La bulimia legislativa del nostro Parlamento – figlia di una cultura «buonista», formalmente collettivista e sostanzialmente illiberale della classe politica – ha prodotto un’altra legge priva di senso. La Commissione giustizia del Senato ha licenziato un testo che prevede la condanna da uno a cinque anni «a chiunque nega l’esistenza di crimini di guerra o di genocidio contro l’umanità». Diciamola, allora, tutta: chi andasse in giro a negare quello che hanno fatto Pol Pot in Cambogia e Stalin in Urss, in nome di un’idea personale e criminale di egualitarismo; l’uccisione di preti, suore e di gente comune, da una parte e dall’altra, durante la guerra civile spagnola, passerebbe per matto.

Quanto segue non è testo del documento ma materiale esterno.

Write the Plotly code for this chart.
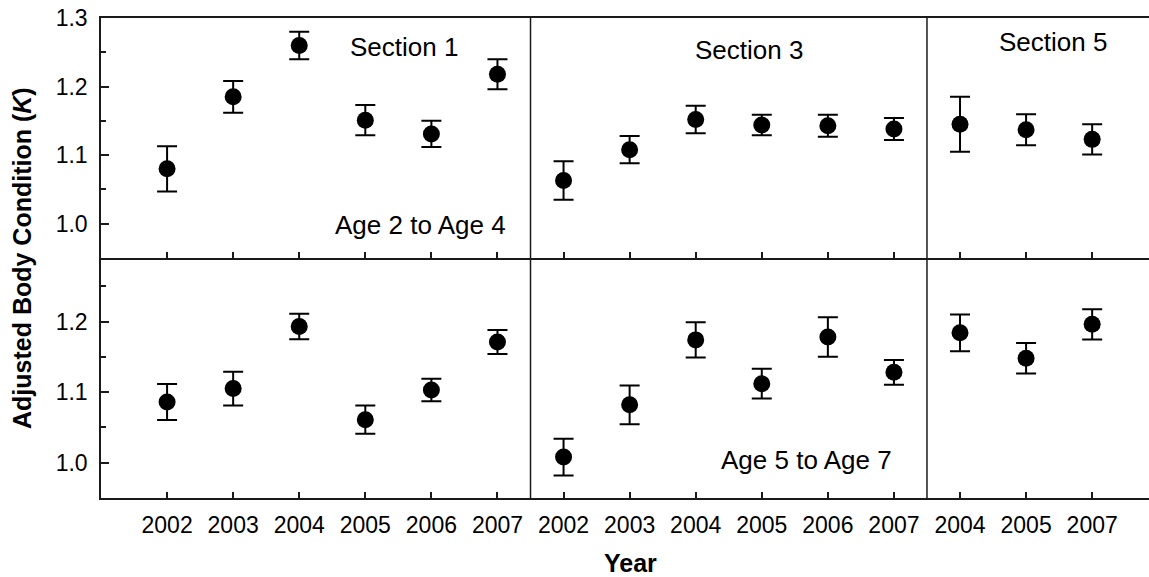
import plotly.graph_objects as go

# ---------------- data ----------------
sec1_years = ["2002", "2003", "2004", "2005", "2006", "2007"]
sec3_years = ["2002", "2003", "2004", "2005", "2006", "2007"]
sec5_years = ["2004", "2005", "2007"]

# Age 2 to Age 4 (top row)
young_sec1 = [1.080, 1.185, 1.260, 1.151, 1.131, 1.218]
young_sec1_err = [0.033, 0.023, 0.020, 0.022, 0.019, 0.022]
young_sec3 = [1.063, 1.108, 1.152, 1.144, 1.143, 1.138]
young_sec3_err = [0.028, 0.020, 0.020, 0.015, 0.016, 0.016]
young_sec5 = [1.145, 1.137, 1.123]
young_sec5_err = [0.040, 0.0225, 0.022]

# Age 5 to Age 7 (bottom row)
old_sec1 = [1.086, 1.105, 1.193, 1.061, 1.103, 1.171]
old_sec1_err = [0.0255, 0.024, 0.018, 0.020, 0.016, 0.017]
old_sec3 = [1.008, 1.082, 1.174, 1.112, 1.178, 1.128]
old_sec3_err = [0.026, 0.0275, 0.025, 0.021, 0.028, 0.0175]
old_sec5 = [1.184, 1.148, 1.196]
old_sec5_err = [0.026, 0.0215, 0.0215]

section_names = ["Section 1", "Section 3", "Section 5"]
row_labels = ["Age 2 to Age 4", "Age 5 to Age 7"]

# ---------------- layout helpers ----------------
sections = [sec1_years, sec3_years, sec5_years]
positions = []
start = 1
for yrs in sections:
    positions.append(list(range(start, start + len(yrs))))
    start += len(yrs)
all_pos = [p for ps in positions for p in ps]
all_text = [y for yrs in sections for y in yrs]
dividers = [positions[0][-1] + 0.5, positions[1][-1] + 0.5]

FONT = "Liberation Sans, Arial, sans-serif"
LINE = "#1a1a1a"

fig = go.Figure()

rows = [
    ("x2", "y2", [young_sec1, young_sec3, young_sec5], [young_sec1_err, young_sec3_err, young_sec5_err]),
    ("x", "y", [old_sec1, old_sec3, old_sec5], [old_sec1_err, old_sec3_err, old_sec5_err]),
]
for xa, ya, vals, errs in rows:
    for pos, v, e in zip(positions, vals, errs):
        fig.add_trace(go.Scatter(
            x=pos, y=v, mode="markers", xaxis=xa, yaxis=ya,
            marker=dict(symbol="circle", size=17, color="black"),
            error_y=dict(type="data", array=e, visible=True, color="black",
                         thickness=2, width=10),
            showlegend=False,
        ))

xrange = [0, 15.86]
common_x = dict(range=xrange, showline=True, linecolor=LINE, linewidth=1.5,
                ticks="inside", ticklen=6, tickwidth=1.5, tickcolor=LINE,
                tickvals=all_pos, ticktext=all_text, showgrid=False,
                zeroline=False, tickfont=dict(family=FONT, size=23, color="black"),
                ticklabelstandoff=6)
common_y = dict(showline=True, linecolor=LINE, linewidth=1.5, ticks="inside",
                ticklen=8, tickwidth=1.5, tickcolor=LINE, showgrid=False,
                zeroline=False, dtick=0.1, tick0=1.0, tickformat=".1f",
                tickfont=dict(family=FONT, size=23, color="black"),
                minor=dict(ticks="inside", ticklen=5, tickwidth=1.5,
                           tickcolor=LINE, dtick=0.05, tick0=0.95, showgrid=False),
                ticklabelstandoff=7)

fig.update_layout(
    width=1149, height=577,
    margin=dict(l=101, r=0, t=18, b=79),
    plot_bgcolor="white", paper_bgcolor="white",
    xaxis=dict(**common_x, anchor="y", domain=[0, 1]),
    xaxis2=dict(**common_x, anchor="y2", matches="x", showticklabels=False,
                mirror=True),
    yaxis=dict(**common_y, domain=[0, 0.5], range=[0.95, 1.29], anchor="x"),
    yaxis2=dict(**common_y, domain=[0.5, 1], range=[0.95, 1.30], anchor="x2"),
)

for d in dividers:
    fig.add_shape(type="line", xref="x", yref="paper", x0=d, x1=d, y0=0, y1=1,
                  line=dict(color=LINE, width=1.5))

ann_font = dict(family=FONT, size=26, color="black")
sec_pos = [(4.59, 1.257), (9.80, 1.254), (14.40, 1.2646)]
for name, (xp, yp) in zip(section_names, sec_pos):
    fig.add_annotation(x=xp, y=yp, xref="x2", yref="y2", text=name,
                       showarrow=False, font=ann_font)
fig.add_annotation(x=4.84, y=0.9975, xref="x2", yref="y2", text=row_labels[0],
                   showarrow=False, font=ann_font)
fig.add_annotation(x=10.67, y=1.0037, xref="x", yref="y", text=row_labels[1],
                   showarrow=False, font=ann_font)

fig.add_annotation(x=-0.0754, y=0.5, xref="paper", yref="paper",
                   text="<b>Adjusted Body Condition (<i>K</i>)</b>",
                   textangle=-90, showarrow=False,
                   font=dict(family=FONT, size=25, color="black"),
                   xanchor="center", yanchor="middle")
fig.add_annotation(x=0.5048, y=-0.1354, xref="paper", yref="paper",
                   text="<b>Year</b>", showarrow=False,
                   font=dict(family=FONT, size=25, color="black"),
                   xanchor="center", yanchor="middle")

fig.write_html("out.html")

Ma chi nega l’Olocausto, come prova di antisemitismo non è matto; è un farabutto. I «fatti storici» sono comprovati dalla teoria empirica della conoscenza – per dirla con Popper, sono verificabili, se veri o falsi, alla prova della realtà – e passibili di giudizio storico e/o morale. La loro negazione – se non è un caso di follia – è il prodotto di una teoria filosofica (ideologica) della conoscenza che la Scienza politica condanna come metodologicamente improponibile. Già nel Cinquecento, Machiavelli aveva scritto: «Ma sendo l’intento mio scrivere cosa utile a chi la intende, mi è parso più conveniente andare drieto alla verità effettuale della cosa, che all?immaginazione di essa (…) colui che lascia quello che si fa per quello che si dovrebbe fare impara piuttosto la ruina che la preservazione sua; perché un uomo che voglia fare in tutte le parte professione di buono, conviene rovini infra tanti che non sono buoni». Mi rendo conto che pretendere che i nostri politici conoscano Machiavelli, Popper e la differenza fra teoria empirica e teoria filosofica (ideologica) della conoscenza, e fra giudizio storico e giudizio morale, sarebbe troppo. Ma a me pare anche francamente troppo che essi vogliano giuridicizzare la teoria empirica della conoscenza e, in sovrappiù, il giudizio storico e morale, conferendo all’una e all’altro una sanzione «di legge» e condannando quella filosofica (ideologica) e l’indifferentismo storico e morale. L’una e l’altra sono oggetto di insegnamento all’università e il giudizio, direbbe Kant, attiene alla Ragione pratica; di certo non dovrebbero essere di pertinenza del Parlamento. Che, in tal modo, finisce col perseguire, come reato, un’opinione, per quanto estranea essa sia alla realtà. L’Olocausto è stato una delle più grandi e atroci barbarie perpetrate dall’uomo. Di fronte allo sterminio nazista degli ebrei, provo un dolore personale come se fra le vittime ci fossero i miei nonni o i miei genitori; mi indigno, e mi commuovo fino alle lacrime, alla vista dei carri ferroviari, destinati ai campi di sterminio, gremiti di donne, uomini, vecchi, bambini, e vuoti al ritorno, nei film sull’Olocausto. Ho ribrezzo, morale e politico, per ogni forma di genocidio, in nome dell’idea di Umanità, non (solo) perché sono antifascista. Ma avrei preferito rimanesse un moto spontaneo, personale e collettivo. E non diventasse prescrizione di legge.